---------- Provided data

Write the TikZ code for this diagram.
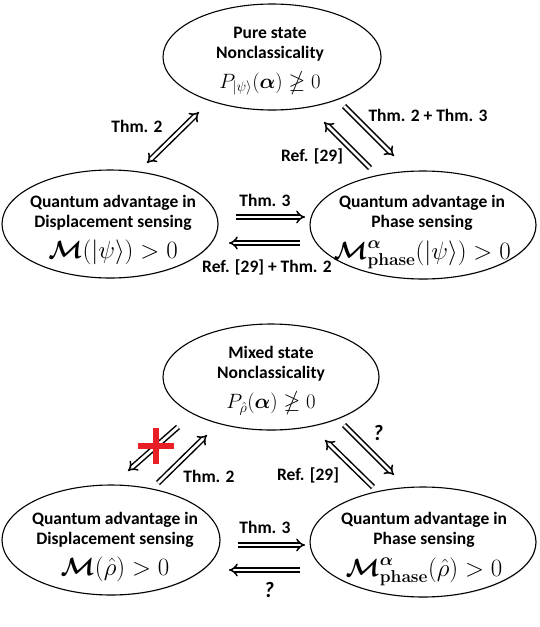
\documentclass[tikz,border=0pt]{standalone}
\usepackage{amsmath}
\usepackage{amssymb}
\usepackage[no-math]{fontspec}
\usepackage{tikz}
\usetikzlibrary{shapes.geometric}
\usetikzlibrary{arrows.meta}
\usetikzlibrary{shadows}
\newfontfamily\lblfont{Carlito}
\newcommand{\Mqa}{\ensuremath{\boldsymbol{\mathcal{M}}}}
\newcommand{\Mph}{\ensuremath{\boldsymbol{\mathcal{M}}^{\boldsymbol{\alpha}}_{\mathbf{phase}}}}
\newcommand{\valpha}{\ensuremath{\boldsymbol{\alpha}}}
\definecolor{crossred}{RGB}{232,32,38}

\begin{document}
\begin{tikzpicture}[x=1pt, y=-1pt,
    stateE/.style={draw, ellipse, line width=1.1pt, fill=white, inner sep=0pt,
      drop shadow={shadow xshift=0.8pt, shadow yshift=-0.8pt, opacity=0.25}},
    txt/.style={font=\lblfont\bfseries\fontsize{17.5}{20}\selectfont, align=center, inner sep=0pt},
    lbl/.style={font=\lblfont\bfseries\fontsize{17.5}{20}\selectfont, inner sep=0pt},
    qmark/.style={font=\lblfont\bfseries\itshape\fontsize{22}{24}\selectfont, inner sep=0pt},
    impl/.style={double, double distance=2.8pt, line width=1.5pt},
    crossbar/.style={crossred, line width=6.5pt}]
  \useasboundingbox (0,0) rectangle (540,627);
  \begin{scope}[>={Implies}] %double arrows

    % pure state: ellipses
    \node (pure) at (272,57) [stateE, minimum width=218pt, minimum height=106pt] {};
    \node (dispA) at (110,224) [stateE, minimum width=216pt, minimum height=108pt] {};
    \node (phA) at (423,225) [stateE, minimum width=226pt, minimum height=108pt] {};

    % pure state: texts
    \node (pureT) at (270,61) [txt] {Pure state\\Nonclassicality\\[10pt]{\fontsize{21.5}{24}\selectfont$P_{|\psi\rangle}(\valpha)\ngeq 0$}};
    \node (dispAT) at (113,230) [txt] {Quantum advantage in\\Displacement sensing\\[9pt]{\fontsize{24}{26}\selectfont$\Mqa(|\psi\rangle) > 0$}};
    \node (phAT) at (422,232) [txt] {Quantum advantage in\\Phase sensing\\[9pt]{\fontsize{23}{26}\selectfont$\Mph(|\psi\rangle) > 0$}};

    % pure state: arrow ends
    \coordinate (a1) at (147,163); \coordinate (a2) at (199,112);
    \coordinate (b1) at (344,106); \coordinate (b2) at (394,156);
    \coordinate (c1) at (370,168); \coordinate (c2) at (324,122);
    \coordinate (d1) at (236,217); \coordinate (d2) at (305,217);
    \coordinate (e1) at (300,243); \coordinate (e2) at (229,243);

    % pure state: arrows and labels
    \draw[<->, impl] (a1) -- (a2);
    \draw[->, impl] (b1) -- (b2);
    \draw[->, impl] (c1) -- (c2);
    \draw[->, impl] (d1) -- (d2);
    \draw[->, impl] (e1) -- (e2);
    \node (la) at (137,126) [lbl] {Thm. 2};
    \node (lb) at (428,115) [lbl] {Thm. 2 + Thm. 3};
    \node (lc) at (312,156) [lbl] {Ref. [29]};
    \node (ld) at (265,200) [lbl] {Thm. 3};
    \node (le) at (267,267) [lbl] {Ref. [29] + Thm. 2};

    % mixed state: ellipses
    \node (mixed) at (271,377) [stateE, minimum width=216pt, minimum height=106pt] {};
    \node (dispB) at (111,540) [stateE, minimum width=218pt, minimum height=110pt] {};
    \node (phB) at (423,542) [stateE, minimum width=226pt, minimum height=110pt] {};

    % mixed state: texts
    \node (mixedT) at (271,381) [txt] {Mixed state\\Nonclassicality\\[10pt]{\fontsize{21.5}{24}\selectfont$P_{\hat{\rho}}(\valpha)\ngeq 0$}};
    \node (dispBT) at (115,547) [txt] {Quantum advantage in\\Displacement sensing\\[9pt]{\fontsize{24}{26}\selectfont$\Mqa(\hat{\rho}) > 0$}};
    \node (phBT) at (424,549) [txt] {Quantum advantage in\\Phase sensing\\[9pt]{\fontsize{23}{26}\selectfont$\Mph(\hat{\rho}) > 0$}};

    % mixed state: arrow ends
    \coordinate (f1) at (178,427); \coordinate (f2) at (128,471);
    \coordinate (g1) at (158,483); \coordinate (g2) at (207,435);
    \coordinate (h1) at (344,425); \coordinate (h2) at (394,475);
    \coordinate (i1) at (373,487); \coordinate (i2) at (325,440);
    \coordinate (j1) at (238,545); \coordinate (j2) at (305,545);
    \coordinate (k1) at (300,570); \coordinate (k2) at (229,570);

    % mixed state: arrows and labels
    \draw[->, impl] (f1) -- (f2);
    \draw[->, impl] (g1) -- (g2);
    \draw[->, impl] (h1) -- (h2);
    \draw[->, impl] (i1) -- (i2);
    \draw[->, impl] (j1) -- (j2);
    \draw[->, impl] (k1) -- (k2);
    \node (lg) at (209,476) [lbl] {Thm. 2};
    \node (lh) at (378,433) [qmark] {?};
    \node (li) at (308,475) [lbl] {Ref. [29]};
    \node (lj) at (265,527) [lbl] {Thm. 3};
    \node (lk) at (269,590) [qmark] {?};

    % red cross on the crossed arrow
    \coordinate (cross) at (156,446);
    \draw[crossbar] ([xshift=-18pt]cross) -- ([xshift=18pt]cross);
    \draw[crossbar] ([yshift=18pt]cross) -- ([yshift=-18pt]cross);

  \end{scope}
\end{tikzpicture}
\end{document}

--------------------

» Instructions for the task
Write out the whole listing exactly, and drop the pictures.

» The solution
Write the TikZ code for this diagram.
\documentclass[tikz,border=0pt]{standalone}
\usepackage{amsmath}
\usepackage{amssymb}
\usepackage[no-math]{fontspec}
\usepackage{tikz}
\usetikzlibrary{shapes.geometric}
\usetikzlibrary{arrows.meta}
\usetikzlibrary{shadows}
\newfontfamily\lblfont{Carlito}
\newcommand{\Mqa}{\ensuremath{\boldsymbol{\mathcal{M}}}}
\newcommand{\Mph}{\ensuremath{\boldsymbol{\mathcal{M}}^{\boldsymbol{\alpha}}_{\mathbf{phase}}}}
\newcommand{\valpha}{\ensuremath{\boldsymbol{\alpha}}}
\definecolor{crossred}{RGB}{232,32,38}

\begin{document}
\begin{tikzpicture}[x=1pt, y=-1pt,
    stateE/.style={draw, ellipse, line width=1.1pt, fill=white, inner sep=0pt,
      drop shadow={shadow xshift=0.8pt, shadow yshift=-0.8pt, opacity=0.25}},
    txt/.style={font=\lblfont\bfseries\fontsize{17.5}{20}\selectfont, align=center, inner sep=0pt},
    lbl/.style={font=\lblfont\bfseries\fontsize{17.5}{20}\selectfont, inner sep=0pt},
    qmark/.style={font=\lblfont\bfseries\itshape\fontsize{22}{24}\selectfont, inner sep=0pt},
    impl/.style={double, double distance=2.8pt, line width=1.5pt},
    crossbar/.style={crossred, line width=6.5pt}]
  \useasboundingbox (0,0) rectangle (540,627);
  \begin{scope}[>={Implies}] %double arrows

    % pure state: ellipses
    \node (pure) at (272,57) [stateE, minimum width=218pt, minimum height=106pt] {};
    \node (dispA) at (110,224) [stateE, minimum width=216pt, minimum height=108pt] {};
    \node (phA) at (423,225) [stateE, minimum width=226pt, minimum height=108pt] {};

    % pure state: texts
    \node (pureT) at (270,61) [txt] {Pure state\\Nonclassicality\\[10pt]{\fontsize{21.5}{24}\selectfont$P_{|\psi\rangle}(\valpha)\ngeq 0$}};
    \node (dispAT) at (113,230) [txt] {Quantum advantage in\\Displacement sensing\\[9pt]{\fontsize{24}{26}\selectfont$\Mqa(|\psi\rangle) > 0$}};
    \node (phAT) at (422,232) [txt] {Quantum advantage in\\Phase sensing\\[9pt]{\fontsize{23}{26}\selectfont$\Mph(|\psi\rangle) > 0$}};

    % pure state: arrow ends
    \coordinate (a1) at (147,163); \coordinate (a2) at (199,112);
    \coordinate (b1) at (344,106); \coordinate (b2) at (394,156);
    \coordinate (c1) at (370,168); \coordinate (c2) at (324,122);
    \coordinate (d1) at (236,217); \coordinate (d2) at (305,217);
    \coordinate (e1) at (300,243); \coordinate (e2) at (229,243);

    % pure state: arrows and labels
    \draw[<->, impl] (a1) -- (a2);
    \draw[->, impl] (b1) -- (b2);
    \draw[->, impl] (c1) -- (c2);
    \draw[->, impl] (d1) -- (d2);
    \draw[->, impl] (e1) -- (e2);
    \node (la) at (137,126) [lbl] {Thm. 2};
    \node (lb) at (428,115) [lbl] {Thm. 2 + Thm. 3};
    \node (lc) at (312,156) [lbl] {Ref. [29]};
    \node (ld) at (265,200) [lbl] {Thm. 3};
    \node (le) at (267,267) [lbl] {Ref. [29] + Thm. 2};

    % mixed state: ellipses
    \node (mixed) at (271,377) [stateE, minimum width=216pt, minimum height=106pt] {};
    \node (dispB) at (111,540) [stateE, minimum width=218pt, minimum height=110pt] {};
    \node (phB) at (423,542) [stateE, minimum width=226pt, minimum height=110pt] {};

    % mixed state: texts
    \node (mixedT) at (271,381) [txt] {Mixed state\\Nonclassicality\\[10pt]{\fontsize{21.5}{24}\selectfont$P_{\hat{\rho}}(\valpha)\ngeq 0$}};
    \node (dispBT) at (115,547) [txt] {Quantum advantage in\\Displacement sensing\\[9pt]{\fontsize{24}{26}\selectfont$\Mqa(\hat{\rho}) > 0$}};
    \node (phBT) at (424,549) [txt] {Quantum advantage in\\Phase sensing\\[9pt]{\fontsize{23}{26}\selectfont$\Mph(\hat{\rho}) > 0$}};

    % mixed state: arrow ends
    \coordinate (f1) at (178,427); \coordinate (f2) at (128,471);
    \coordinate (g1) at (158,483); \coordinate (g2) at (207,435);
    \coordinate (h1) at (344,425); \coordinate (h2) at (394,475);
    \coordinate (i1) at (373,487); \coordinate (i2) at (325,440);
    \coordinate (j1) at (238,545); \coordinate (j2) at (305,545);
    \coordinate (k1) at (300,570); \coordinate (k2) at (229,570);

    % mixed state: arrows and labels
    \draw[->, impl] (f1) -- (f2);
    \draw[->, impl] (g1) -- (g2);
    \draw[->, impl] (h1) -- (h2);
    \draw[->, impl] (i1) -- (i2);
    \draw[->, impl] (j1) -- (j2);
    \draw[->, impl] (k1) -- (k2);
    \node (lg) at (209,476) [lbl] {Thm. 2};
    \node (lh) at (378,433) [qmark] {?};
    \node (li) at (308,475) [lbl] {Ref. [29]};
    \node (lj) at (265,527) [lbl] {Thm. 3};
    \node (lk) at (269,590) [qmark] {?};

    % red cross on the crossed arrow
    \coordinate (cross) at (156,446);
    \draw[crossbar] ([xshift=-18pt]cross) -- ([xshift=18pt]cross);
    \draw[crossbar] ([yshift=18pt]cross) -- ([yshift=-18pt]cross);

  \end{scope}
\end{tikzpicture}
\end{document}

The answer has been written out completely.